**DATA:**

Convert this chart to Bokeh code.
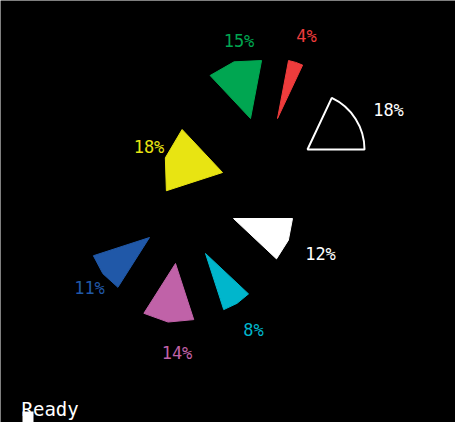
import numpy as np
from bokeh.plotting import figure
from bokeh.models import Range1d, ColumnDataSource, Label, BoxAnnotation
from bokeh.embed import file_html
from bokeh.resources import INLINE
from bokeh.core.properties import value

# ---- data ----
labels = ["18%", "4%", "15%", "18%", "11%", "14%", "8%", "12%"]
shares = [18, 4, 15, 18, 11, 14, 8, 12]
colors = ["#FFFFFF", "#EE3C3C", "#00A651", "#E8E412", "#2058A8", "#C062A8", "#00B6CC", "#FFFFFF"]
filled = [False, True, True, True, True, True, True, True]

# ---- layout (pixels) ----
W, H = 455, 422
cx, cy = 215, 217
explode_dx = [92, 62, 35, 7, -66, -40, -10, 18]
explode_dy = [56, 87, 87, 33, -32, -58, -48, -13]
radius = 59
arc_steps = 2          # coarse, low-resolution arc
# label offsets from each slice's apex
label_dx = [81, 29, -11.5, -73.5, -60, 1.5, 48, 87]
label_dy = [39, 81.5, 76.5, 25, -51.5, -90, -77, -36]

frac = np.array(shares, dtype=float) / sum(shares)
ends = np.cumsum(frac) * 2 * np.pi
starts = ends - frac * 2 * np.pi

ax = cx + np.array(explode_dx, dtype=float)
ay = cy + np.array(explode_dy, dtype=float)
lx = ax + np.array(label_dx)
ly = ay + np.array(label_dy) + 1

p = figure(width=W, height=H, x_range=Range1d(0, W), y_range=Range1d(0, H),
           output_backend="svg", toolbar_location=None, min_border=0)
p.axis.visible = False
p.grid.visible = False
p.outline_line_color = None
p.background_fill_color = "black"
p.border_fill_color = "black"

fill_idx = [i for i in range(len(shares)) if filled[i]]
open_idx = [i for i in range(len(shares)) if not filled[i]]

xs, ys = [], []
for i in fill_idx:
    a = np.linspace(starts[i], ends[i], arc_steps + 1)
    xs.append(np.concatenate([[ax[i]], ax[i] + radius * np.cos(a)]))
    ys.append(np.concatenate([[ay[i]], ay[i] + radius * np.sin(a)]))
src_f = ColumnDataSource(dict(xs=xs, ys=ys, c=[colors[i] for i in fill_idx]))
p.patches(xs="xs", ys="ys", fill_color="c", line_color="c", line_width=1, source=src_f)

src_o = ColumnDataSource(dict(x=ax[open_idx], y=ay[open_idx], s=starts[open_idx],
                              e=ends[open_idx], c=[colors[i] for i in open_idx]))
p.wedge(x="x", y="y", radius=radius - 2, start_angle="s", end_angle="e",
        fill_color=None, line_color="c", line_width=2, source=src_o)

src_t = ColumnDataSource(dict(x=lx, y=ly, t=labels, c=colors))
p.text(x="x", y="y", text="t", text_color="c", text_align="center",
       text_baseline="middle", text_font=value("DejaVu Sans Mono"),
       text_font_size="17px", source=src_t)

p.add_layout(Label(x=21, y=14, text="Ready", text_color="white",
                   text_font="DejaVu Sans Mono", text_font_size="19px",
                   text_baseline="alphabetic"))
p.add_layout(BoxAnnotation(left=22, right=33, bottom=0, top=11,
                           fill_color="white", fill_alpha=1, line_color=None))

html = file_html(p, INLINE)
html = html.replace("<body>", '<body style="margin:3px 0 0 0;">', 1)
open("out.html", "w").write(html)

**WHAT THE TASK ASKS:**
Write out the full set of lines verbatim, without the pictures.

**THE OUTPUT:**
Convert this chart to Bokeh code.
import numpy as np
from bokeh.plotting import figure
from bokeh.models import Range1d, ColumnDataSource, Label, BoxAnnotation
from bokeh.embed import file_html
from bokeh.resources import INLINE
from bokeh.core.properties import value

# ---- data ----
labels = ["18%", "4%", "15%", "18%", "11%", "14%", "8%", "12%"]
shares = [18, 4, 15, 18, 11, 14, 8, 12]
colors = ["#FFFFFF", "#EE3C3C", "#00A651", "#E8E412", "#2058A8", "#C062A8", "#00B6CC", "#FFFFFF"]
filled = [False, True, True, True, True, True, True, True]

# ---- layout (pixels) ----
W, H = 455, 422
cx, cy = 215, 217
explode_dx = [92, 62, 35, 7, -66, -40, -10, 18]
explode_dy = [56, 87, 87, 33, -32, -58, -48, -13]
radius = 59
arc_steps = 2          # coarse, low-resolution arc
# label offsets from each slice's apex
label_dx = [81, 29, -11.5, -73.5, -60, 1.5, 48, 87]
label_dy = [39, 81.5, 76.5, 25, -51.5, -90, -77, -36]

frac = np.array(shares, dtype=float) / sum(shares)
ends = np.cumsum(frac) * 2 * np.pi
starts = ends - frac * 2 * np.pi

ax = cx + np.array(explode_dx, dtype=float)
ay = cy + np.array(explode_dy, dtype=float)
lx = ax + np.array(label_dx)
ly = ay + np.array(label_dy) + 1

p = figure(width=W, height=H, x_range=Range1d(0, W), y_range=Range1d(0, H),
           output_backend="svg", toolbar_location=None, min_border=0)
p.axis.visible = False
p.grid.visible = False
p.outline_line_color = None
p.background_fill_color = "black"
p.border_fill_color = "black"

fill_idx = [i for i in range(len(shares)) if filled[i]]
open_idx = [i for i in range(len(shares)) if not filled[i]]

xs, ys = [], []
for i in fill_idx:
    a = np.linspace(starts[i], ends[i], arc_steps + 1)
    xs.append(np.concatenate([[ax[i]], ax[i] + radius * np.cos(a)]))
    ys.append(np.concatenate([[ay[i]], ay[i] + radius * np.sin(a)]))
src_f = ColumnDataSource(dict(xs=xs, ys=ys, c=[colors[i] for i in fill_idx]))
p.patches(xs="xs", ys="ys", fill_color="c", line_color="c", line_width=1, source=src_f)

src_o = ColumnDataSource(dict(x=ax[open_idx], y=ay[open_idx], s=starts[open_idx],
                              e=ends[open_idx], c=[colors[i] for i in open_idx]))
p.wedge(x="x", y="y", radius=radius - 2, start_angle="s", end_angle="e",
        fill_color=None, line_color="c", line_width=2, source=src_o)

src_t = ColumnDataSource(dict(x=lx, y=ly, t=labels, c=colors))
p.text(x="x", y="y", text="t", text_color="c", text_align="center",
       text_baseline="middle", text_font=value("DejaVu Sans Mono"),
       text_font_size="17px", source=src_t)

p.add_layout(Label(x=21, y=14, text="Ready", text_color="white",
                   text_font="DejaVu Sans Mono", text_font_size="19px",
                   text_baseline="alphabetic"))
p.add_layout(BoxAnnotation(left=22, right=33, bottom=0, top=11,
                           fill_color="white", fill_alpha=1, line_color=None))

html = file_html(p, INLINE)
html = html.replace("<body>", '<body style="margin:3px 0 0 0;">', 1)
open("out.html", "w").write(html)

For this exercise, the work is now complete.